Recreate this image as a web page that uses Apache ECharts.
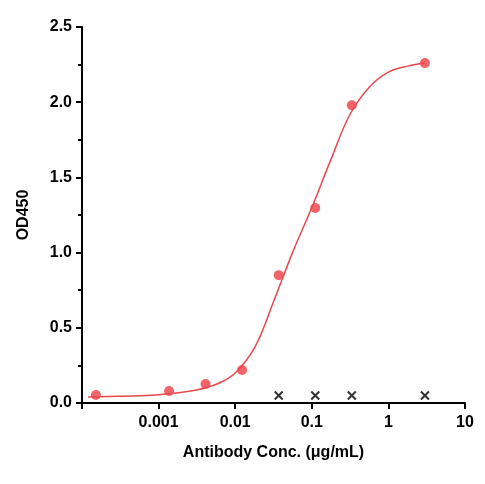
<!DOCTYPE html>
<html><head><meta charset="utf-8">
<script src="https://cdn.jsdelivr.net/npm/echarts@6/dist/echarts.min.js"></script>
<style>html,body{margin:0;padding:0;background:#fff}#c{width:485px;height:484px}</style>
</head><body><div id="c"></div>
<script>
const concs = [0.000152, 0.00137, 0.0041, 0.0123, 0.037, 0.111, 0.333, 3];
const od = [0.053, 0.08, 0.126, 0.22, 0.85, 1.297, 1.98, 2.26];
const blankConcs = [0.037, 0.111, 0.333, 3];
const blankOd = [0.05, 0.05, 0.05, 0.05];
const curveX = [0.00012, 0.0003, 0.001, 0.003, 0.006, 0.01, 0.018, 0.032, 0.056, 0.1, 0.178, 0.316, 0.562, 1, 1.78, 3];
const curveY = [0.04, 0.045, 0.055, 0.085, 0.13, 0.2, 0.37, 0.68, 1.0, 1.3, 1.62, 1.92, 2.1, 2.2, 2.24, 2.26];
const yTicks = [0, 0.5, 1, 1.5, 2, 2.5];
const zip = (a, b) => a.map((v, i) => [v, b[i]]);
const chart = echarts.init(document.getElementById('c'));
const font = 'Arial, Liberation Sans, sans-serif';
chart.setOption({
  animation: false,
  grid: {left: 82, right: 20, top: 27, bottom: 81},
  xAxis: {
    type: 'log', logBase: 10, min: 0.0001, max: 10,
    name: 'Antibody Conc. (μg/mL)', nameLocation: 'middle', nameGap: 42,
    nameTextStyle: {fontFamily: font, fontWeight: 'bold', fontSize: 16, color: '#000'},
    axisLine: {lineStyle: {color: '#000', width: 2}},
    axisTick: {show: true, length: 6, lineStyle: {color: '#000', width: 2}},
    axisLabel: {fontFamily: font, fontWeight: 'bold', fontSize: 16, color: '#000', margin: 12,
      formatter: v => v < 0.0005 ? '' : String(+v.toPrecision(1))},
    splitLine: {show: false}
  },
  yAxis: {
    type: 'value', min: 0, max: 2.5, interval: 0.5,
    name: 'OD450', nameLocation: 'middle', nameGap: 50,
    nameTextStyle: {fontFamily: font, fontWeight: 'bold', fontSize: 16, color: '#000'},
    axisLine: {show: true, lineStyle: {color: '#000', width: 2}},
    axisTick: {show: true, length: 6, lineStyle: {color: '#000', width: 2}},
    minorTick: {show: true, splitNumber: 2, length: 4, lineStyle: {color: '#000', width: 2}},
    axisLabel: {fontFamily: font, fontWeight: 'bold', fontSize: 16, color: '#000', margin: 10,
      formatter: v => yTicks.includes(v) ? v.toFixed(1) : ''},
    splitLine: {show: false}
  },
  series: [
    {type: 'line', data: zip(curveX, curveY), smooth: 0.4, symbol: 'none',
     lineStyle: {color: '#e8474b', width: 1.5}},
    {type: 'scatter', data: zip(concs, od), symbolSize: 10, itemStyle: {color: '#ee3f45'}},
    {type: 'scatter', data: zip(blankConcs, blankOd), symbol: 'path://M0,0L10,10M10,0L0,10', symbolSize: 8,
     itemStyle: {color: 'none', borderColor: '#000', borderWidth: 2}}
  ]
});
</script></body></html>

▸ Short problem: Pictures are excluded; output everything else in the data verbatim.

▸ Answer to this problem:
Recreate this image as a web page that uses Apache ECharts.
<!DOCTYPE html>
<html><head><meta charset="utf-8">
<script src="https://cdn.jsdelivr.net/npm/echarts@6/dist/echarts.min.js"></script>
<style>html,body{margin:0;padding:0;background:#fff}#c{width:485px;height:484px}</style>
</head><body><div id="c"></div>
<script>
const concs = [0.000152, 0.00137, 0.0041, 0.0123, 0.037, 0.111, 0.333, 3];
const od = [0.053, 0.08, 0.126, 0.22, 0.85, 1.297, 1.98, 2.26];
const blankConcs = [0.037, 0.111, 0.333, 3];
const blankOd = [0.05, 0.05, 0.05, 0.05];
const curveX = [0.00012, 0.0003, 0.001, 0.003, 0.006, 0.01, 0.018, 0.032, 0.056, 0.1, 0.178, 0.316, 0.562, 1, 1.78, 3];
const curveY = [0.04, 0.045, 0.055, 0.085, 0.13, 0.2, 0.37, 0.68, 1.0, 1.3, 1.62, 1.92, 2.1, 2.2, 2.24, 2.26];
const yTicks = [0, 0.5, 1, 1.5, 2, 2.5];
const zip = (a, b) => a.map((v, i) => [v, b[i]]);
const chart = echarts.init(document.getElementById('c'));
const font = 'Arial, Liberation Sans, sans-serif';
chart.setOption({
  animation: false,
  grid: {left: 82, right: 20, top: 27, bottom: 81},
  xAxis: {
    type: 'log', logBase: 10, min: 0.0001, max: 10,
    name: 'Antibody Conc. (μg/mL)', nameLocation: 'middle', nameGap: 42,
    nameTextStyle: {fontFamily: font, fontWeight: 'bold', fontSize: 16, color: '#000'},
    axisLine: {lineStyle: {color: '#000', width: 2}},
    axisTick: {show: true, length: 6, lineStyle: {color: '#000', width: 2}},
    axisLabel: {fontFamily: font, fontWeight: 'bold', fontSize: 16, color: '#000', margin: 12,
      formatter: v => v < 0.0005 ? '' : String(+v.toPrecision(1))},
    splitLine: {show: false}
  },
  yAxis: {
    type: 'value', min: 0, max: 2.5, interval: 0.5,
    name: 'OD450', nameLocation: 'middle', nameGap: 50,
    nameTextStyle: {fontFamily: font, fontWeight: 'bold', fontSize: 16, color: '#000'},
    axisLine: {show: true, lineStyle: {color: '#000', width: 2}},
    axisTick: {show: true, length: 6, lineStyle: {color: '#000', width: 2}},
    minorTick: {show: true, splitNumber: 2, length: 4, lineStyle: {color: '#000', width: 2}},
    axisLabel: {fontFamily: font, fontWeight: 'bold', fontSize: 16, color: '#000', margin: 10,
      formatter: v => yTicks.includes(v) ? v.toFixed(1) : ''},
    splitLine: {show: false}
  },
  series: [
    {type: 'line', data: zip(curveX, curveY), smooth: 0.4, symbol: 'none',
     lineStyle: {color: '#e8474b', width: 1.5}},
    {type: 'scatter', data: zip(concs, od), symbolSize: 10, itemStyle: {color: '#ee3f45'}},
    {type: 'scatter', data: zip(blankConcs, blankOd), symbol: 'path://M0,0L10,10M10,0L0,10', symbolSize: 8,
     itemStyle: {color: 'none', borderColor: '#000', borderWidth: 2}}
  ]
});
</script></body></html>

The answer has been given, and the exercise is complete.